The thing is that the critics are beginning to hate him, and reckon the prices that he gets for his work are way too high. Each piece of his work sells for many millions of pounds, and I read somewhere that he is personally worth about 350 million pounds. If you need a bunch of polka dots on a large canvas, get in touch with me immediately. I can do it for a couple of hundred thousand dollars, even on a wall if you want an immovable asset.
There are other artists who go at very high prices. Tracey Emin’s messy bed sold for a couple of million pounds, and Jeff Koonz’s balloon dog sold for over 58 million dollars, making him the most expensive living artist of all time. If you give me a million dollars, I will personally get training in how to blow balloons and twist them into animal shapes, though I am having a half price special on Namibian wurst shapes.
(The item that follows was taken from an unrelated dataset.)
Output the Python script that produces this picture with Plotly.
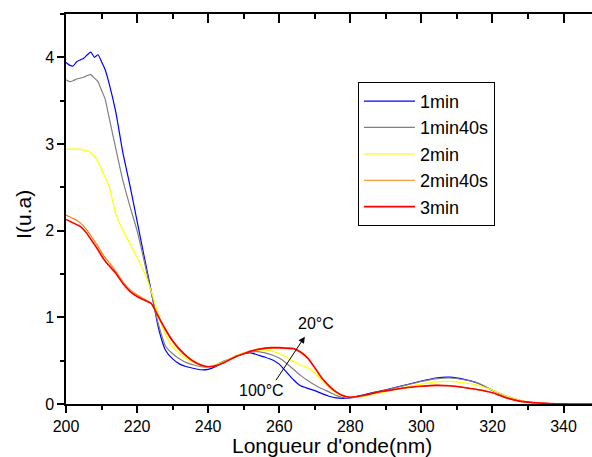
import plotly.graph_objects as go

# Wavelength grid (nm)
wavelength = [200, 201, 202, 203, 204, 205, 206, 207, 208, 209, 210, 211, 212,
              214, 216, 218, 220, 222, 224, 226, 228, 230, 232, 234, 236, 238, 240,
              242, 244, 246, 248, 250, 252, 254, 256, 258, 260, 262, 264, 266, 268,
              270, 272, 274, 276, 278, 280,
              284, 288, 292, 296, 300, 304, 308, 312, 316, 320, 324, 328, 332, 336,
              340, 344, 348]

i_1min = [3.94, 3.91, 3.90, 3.95, 3.97, 3.99, 4.03, 4.06, 4.00, 4.03, 3.95, 3.86, 3.72,
          3.37, 2.90, 2.52, 2.11, 1.70, 1.30, 0.88, 0.62, 0.52, 0.46, 0.43, 0.41, 0.395, 0.40,
          0.43, 0.48, 0.52, 0.55, 0.58, 0.59, 0.565, 0.54, 0.51, 0.46, 0.37, 0.28, 0.21, 0.18,
          0.155, 0.12, 0.09, 0.07, 0.065, 0.07,
          0.11, 0.145, 0.185, 0.225, 0.265, 0.30, 0.31, 0.285, 0.24, 0.155, 0.085, 0.035, 0.012, 0.004,
          0.0, 0.0, 0.0]

i_1min40s = [3.74, 3.72, 3.73, 3.75, 3.76, 3.77, 3.79, 3.80, 3.76, 3.72, 3.62, 3.52, 3.33,
             2.95, 2.58, 2.28, 2.00, 1.65, 1.28, 0.92, 0.67, 0.58, 0.52, 0.475, 0.45, 0.43, 0.43,
             0.45, 0.49, 0.52, 0.56, 0.59, 0.60, 0.605, 0.59, 0.565, 0.53, 0.47, 0.40, 0.33, 0.27,
             0.22, 0.175, 0.14, 0.10, 0.075, 0.072,
             0.10, 0.14, 0.18, 0.22, 0.26, 0.29, 0.30, 0.28, 0.24, 0.16, 0.09, 0.04, 0.012, 0.004,
             0.0, 0.0, 0.0]

i_2min = [2.94, 2.94, 2.94, 2.94, 2.94, 2.93, 2.92, 2.90, 2.86, 2.79, 2.71, 2.62, 2.53,
          2.20, 2.00, 1.85, 1.69, 1.52, 1.30, 1.03, 0.80, 0.66, 0.58, 0.52, 0.48, 0.45, 0.435,
          0.45, 0.48, 0.52, 0.56, 0.59, 0.61, 0.62, 0.625, 0.61, 0.58, 0.54, 0.49, 0.45, 0.42,
          0.36, 0.27, 0.19, 0.13, 0.09, 0.075,
          0.09, 0.125, 0.16, 0.20, 0.23, 0.255, 0.26, 0.245, 0.215, 0.16, 0.09, 0.04, 0.012, 0.004,
          0.0, 0.0, 0.0]

i_2min40s = [2.18, 2.16, 2.14, 2.12, 2.09, 2.05, 2.00, 1.94, 1.88, 1.82, 1.75, 1.69, 1.64,
             1.53, 1.41, 1.32, 1.26, 1.21, 1.16, 1.00, 0.85, 0.72, 0.62, 0.545, 0.485, 0.445, 0.43,
             0.44, 0.47, 0.51, 0.55, 0.58, 0.61, 0.63, 0.64, 0.645, 0.645, 0.64, 0.635, 0.595, 0.525,
             0.415, 0.295, 0.205, 0.138, 0.094, 0.077,
             0.10, 0.14, 0.165, 0.19, 0.205, 0.215, 0.21, 0.19, 0.165, 0.13, 0.07, 0.03, 0.015, 0.005,
             0.001, 0.0, 0.0]

i_3min = [2.13, 2.11, 2.09, 2.07, 2.05, 2.01, 1.96, 1.90, 1.84, 1.78, 1.71, 1.65, 1.60,
          1.51, 1.39, 1.30, 1.24, 1.20, 1.16, 1.01, 0.86, 0.73, 0.63, 0.55, 0.49, 0.45, 0.43,
          0.44, 0.47, 0.51, 0.55, 0.58, 0.61, 0.63, 0.645, 0.65, 0.65, 0.645, 0.64, 0.60, 0.53,
          0.42, 0.30, 0.21, 0.14, 0.095, 0.078,
          0.10, 0.14, 0.165, 0.19, 0.205, 0.215, 0.21, 0.19, 0.165, 0.13, 0.07, 0.03, 0.015, 0.005,
          0.001, 0.0, 0.0]

series_names = ["1min", "1min40s", "2min", "2min40s", "3min"]
series_values = [i_1min, i_1min40s, i_2min, i_2min40s, i_3min]
series_colors = ["#0000FF", "#808080", "#FFFF00", "#FF8000", "#FF0000"]
series_widths = [1.2, 1.2, 1.2, 1.2, 1.6]

x_ticks = [200, 220, 240, 260, 280, 300, 320, 340]
y_ticks = [0, 1, 2, 3, 4]

FONT = "Liberation Sans, Arial, sans-serif"

fig = go.Figure()
for name, vals, col, w in zip(series_names, series_values, series_colors, series_widths):
    fig.add_trace(go.Scatter(x=wavelength, y=vals, mode="lines", name=name,
                             line=dict(color=col, width=w, shape="spline", smoothing=0.5)))

# helper trace for the top (mirror) axis
fig.add_trace(go.Scatter(x=[None], y=[None], xaxis="x2", showlegend=False, hoverinfo="skip"))

axis_common = dict(showline=True, linecolor="black", linewidth=1.5, showgrid=False,
                   zeroline=False, tickcolor="black", tickwidth=1.5)

fig.update_layout(
    width=592, height=457,
    margin=dict(l=66, r=0, t=14, b=53),
    paper_bgcolor="white", plot_bgcolor="white",
    font=dict(family=FONT, color="black", size=16),
    xaxis=dict(range=[200, 348], tickvals=x_ticks, ticktext=[str(v) for v in x_ticks],
               ticks="outside", ticklen=7,
               minor=dict(dtick=10, tick0=200, ticks="outside", ticklen=4,
                          tickwidth=1.5, tickcolor="black"),
               tickfont=dict(size=16, family=FONT, color="black"), **axis_common),
    xaxis2=dict(range=[200, 348], overlaying="x", side="top", anchor="y",
                tickvals=x_ticks, showticklabels=False, ticks="inside", ticklen=9,
                minor=dict(dtick=10, tick0=200, ticks="inside", ticklen=5,
                           tickwidth=1.5, tickcolor="black"),
                **axis_common),
    yaxis=dict(range=[0, 4.5], tickvals=y_ticks, ticktext=[str(v) for v in y_ticks],
               ticks="outside", ticklen=7,
               minor=dict(dtick=0.5, tick0=0, ticks="outside", ticklen=4,
                          tickwidth=1.5, tickcolor="black"),
               tickfont=dict(size=16, family=FONT, color="black"), **axis_common),
    legend=dict(x=0.555, y=0.826, xanchor="left", yanchor="top",
                bgcolor="white", bordercolor="black", borderwidth=1,
                font=dict(size=18, family=FONT, color="black"),
                itemwidth=51, tracegroupgap=0),
    showlegend=True,
)

fig.add_annotation(xref="paper", yref="paper", x=0.5057, y=-0.1056,
                   text="Longueur d'onde(nm)", showarrow=False,
                   font=dict(size=21, family=FONT, color="black"),
                   xanchor="center", yanchor="middle")
fig.add_annotation(xref="paper", yref="paper", x=-0.0798, y=0.485,
                   text="I(u.a)", textangle=-90, showarrow=False,
                   font=dict(size=21, family=FONT, color="black"),
                   xanchor="center", yanchor="middle")

# temperature arrow
fig.add_annotation(xref="x", yref="y", axref="x", ayref="y",
                   x=267.2, y=0.777, ax=258.8, ay=0.257, text="",
                   showarrow=True, arrowhead=2, arrowsize=1.3, arrowwidth=1,
                   arrowcolor="black")
fig.add_annotation(xref="x", yref="y", x=270.3, y=0.927, text="20°C", showarrow=False,
                   font=dict(size=16, family=FONT, color="black"))
fig.add_annotation(xref="x", yref="y", x=255.1, y=0.153, text="100°C", showarrow=False,
                   font=dict(size=16, family=FONT, color="black"))

fig.write_html("out.html", config={"displayModeBar": False},
               post_script="document.body.style.margin='0';document.body.style.overflow='hidden';")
Make me a decent cash offer on my bed and I may throw in the bedside table as well, undusted.
All of this wittily said, I refuse to contribute to the undertone of outrage, which I will proceed to riff on, with or without balloons.
No irony, sarcasm or ‘snark’ intended, I really need that sort of conceptual art in my life, even if I don’t fully understand it or can’t afford it even in my wildest dreams. My life, and I suppose yours, is a series of routines that often translate into unnoticeable ruts. When I look at something new by Koonz or Emin or Hirst, my routine thought processes are disrupted, almost like a slap to my head, reminding me that there are different things in the world. It’s sort of like an instant day off in a month full of dreary, repetitive tasks. One look also reminds me that I have a rut, and that I should at least be aware of the rut. That’s incredibly valuable, even if it is a quick glimpse of something on the web. If it comes with a photo of Tracey Emin smiling, that’s an added bonus, because she has one of those ones that remind me of sin.
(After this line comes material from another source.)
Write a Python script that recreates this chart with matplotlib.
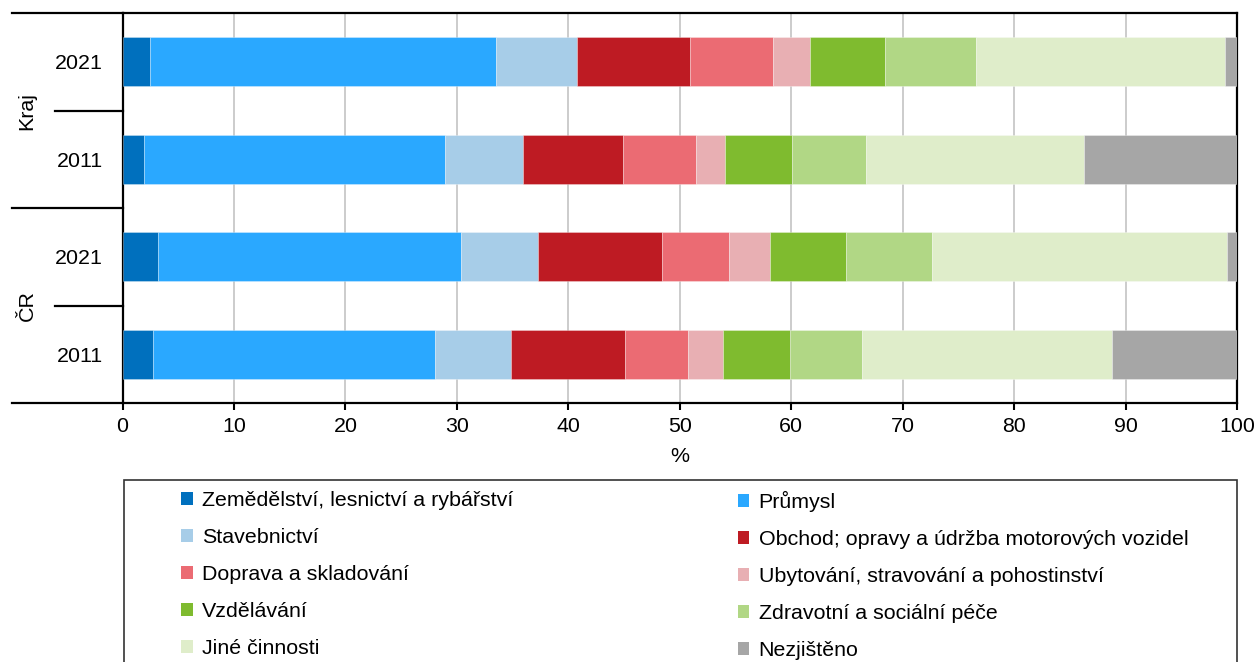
import matplotlib
matplotlib.use("Agg")
import matplotlib.pyplot as plt
from matplotlib.patches import Rectangle, Patch
import matplotlib.transforms as mtransforms
import numpy as np

plt.rcParams['font.family'] = ['Liberation Sans', 'DejaVu Sans']

# ---- data ----
groups = ["ČR", "Kraj"]
years = ["2011", "2021", "2011", "2021"]          # bottom to top
row_groups = ["ČR", "ČR", "Kraj", "Kraj"]
sectors = [
    "Zemědělství, lesnictví a rybářství",
    "Průmysl",
    "Stavebnictví",
    "Obchod; opravy a údržba motorových vozidel",
    "Doprava a skladování",
    "Ubytování, stravování a pohostinství",
    "Vzdělávání",
    "Zdravotní a sociální péče",
    "Jiné činnosti",
    "Nezjištěno",
]
colors = ["#0070BE", "#2AA8FF", "#A7CDE8", "#BE1B23", "#EB6B73",
          "#E8AFB3", "#7FBB2F", "#B1D785", "#DFEDCA", "#A6A6A6"]

# rows: ČR 2011, ČR 2021, Kraj 2011, Kraj 2021
cr_2011 = [2.7, 25.35, 6.85, 10.2, 5.6, 3.15, 6.05, 6.45, 22.45, 11.2]
cr_2021 = [3.2, 27.2, 6.9, 11.1, 6.05, 3.65, 6.8, 7.7, 26.5, 0.9]
kraj_2011 = [1.9, 27.0, 7.0, 9.0, 6.6, 2.6, 6.0, 6.6, 19.6, 13.7]
kraj_2021 = [2.5, 31.0, 7.3, 10.1, 7.5, 3.3, 6.75, 8.1, 22.35, 1.1]

values = np.array([cr_2011, cr_2021, kraj_2011, kraj_2021])
xticks = [0, 10, 20, 30, 40, 50, 60, 70, 80, 90, 100]

FS = 15.4
W, H = 1255, 662
fig = plt.figure(figsize=(W / 100, H / 100), dpi=100)
ax_l, ax_r, ax_t, ax_b = 122.5, 1237, 13, 403
ax = fig.add_axes([ax_l / W, 1 - ax_b / H, (ax_r - ax_l) / W, (ax_b - ax_t) / H])

ypos = np.arange(len(years))
left = np.zeros(len(years))
handles = []
for i, (name, col) in enumerate(zip(sectors, colors)):
    ax.barh(ypos, values[:, i], left=left, height=0.5, color=col,
            edgecolor=(1, 1, 1, 0.35), linewidth=0.6, zorder=3)
    left += values[:, i]
    handles.append(Patch(facecolor=col, edgecolor='none', label=name))

ax.set_xlim(0, 100)
ax.set_ylim(-0.5, 3.5)
ax.set_xticks(xticks)
ax.set_xticklabels([str(t) for t in xticks], fontsize=FS)
ax.tick_params(axis='x', direction='out', length=5, width=1.5, pad=5)
ax.set_yticks(ypos)
ax.set_yticklabels(years, fontsize=FS)
ax.tick_params(axis='y', length=0, pad=14)
ax.grid(axis='x', color='#C8C8C8', linewidth=1.3, zorder=0)
ax.set_axisbelow(True)
for s in ax.spines.values():
    s.set_linewidth(1.6)
    s.set_color('black')
ax.set_xlabel('%', fontsize=FS, labelpad=8)

# group labels and separators
trans = mtransforms.blended_transform_factory(ax.transAxes, ax.transData)
x_far = (12 - ax_l) / (ax_r - ax_l)
x_near = (55 - ax_l) / (ax_r - ax_l)
x_grp = (27 - ax_l) / (ax_r - ax_l)
for yy in [-0.5, 1.5, 3.5]:
    ax.plot([x_far, 0], [yy, yy], color='black', lw=1.6, transform=trans, clip_on=False)
for yy in [0.5, 2.5]:
    ax.plot([x_near, 0], [yy, yy], color='black', lw=1.6, transform=trans, clip_on=False)
for gi, g in enumerate(groups):
    ax.text(x_grp, 0.5 + 2 * gi, g, rotation=90, ha='center', va='center',
            fontsize=FS, transform=trans)

# legend frame
fig.add_artist(Rectangle((123.7 / W, -0.1), (1237 - 123.7) / W, 0.1 + 1 - 480 / H,
                         transform=fig.transFigure, facecolor='none',
                         edgecolor='#333333', linewidth=1.2))
col1 = [handles[i] for i in (0, 2, 4, 6, 8)]
col2 = [handles[i] for i in (1, 3, 5, 7, 9)]
common = dict(loc='upper left', frameon=False, fontsize=FS, handlelength=0.52,
              handleheight=0.52, handletextpad=0.45, labelspacing=0.84,
              borderpad=0, borderaxespad=0)
fig.legend(handles=col1, bbox_to_anchor=(181.5 / W, 1 - 491 / H), **common)
fig.legend(handles=col2, bbox_to_anchor=(738 / W, 1 - 491 / H), **common)

fig.savefig('out.png', dpi=100)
One of the things that the critics gripe about is the shortage of painstaking technique. Apparently art should take time. I’m not sure about that at all. The first thing I can say is that there are plenty of houses filled with kitsch items in fake gilt frames that are mass produced in Asia. Don’t be fooled by the texture of the paint. That can be done by printer application.
I am not sure about the appropriateness of having teams doing the job, as directed by the artist, another gripe of the critics. I might appreciate the hand of the artist, but I am also aware that the practice of giving assistants creative heartburn stretches back at least to the old masters of the Renaissance.
The other thing that the critics gripe about is the element of showmanship. Critics obviously aren’t aware that salesmanship is extremely dependent on showmanship and that, perhaps, money in the pocket enables artists to do things like eat.
So what the whole complaint boils down to is that people are selling bizarre bits of art, produced by showmen who direct teams, for vast amounts of money. I really can’t say that I have a problem with that. Nations use teams of soldiers to deliver huge amounts of explosive power, and everybody takes a look at that as well. Artists don’t kill people, so they do a good job, with the possible exception of the guy who nailed his testicles to the cobblestones in Red Square. He might be classified as suicidal, but I doubt anyone will follow his example.
I’m a sensation seeker. I need new ideas in my head. If that is a balloon dog or a canvas full of polka dots, that is fine with me as well. I’m going to ignore the critics and enjoy my inner weirdness.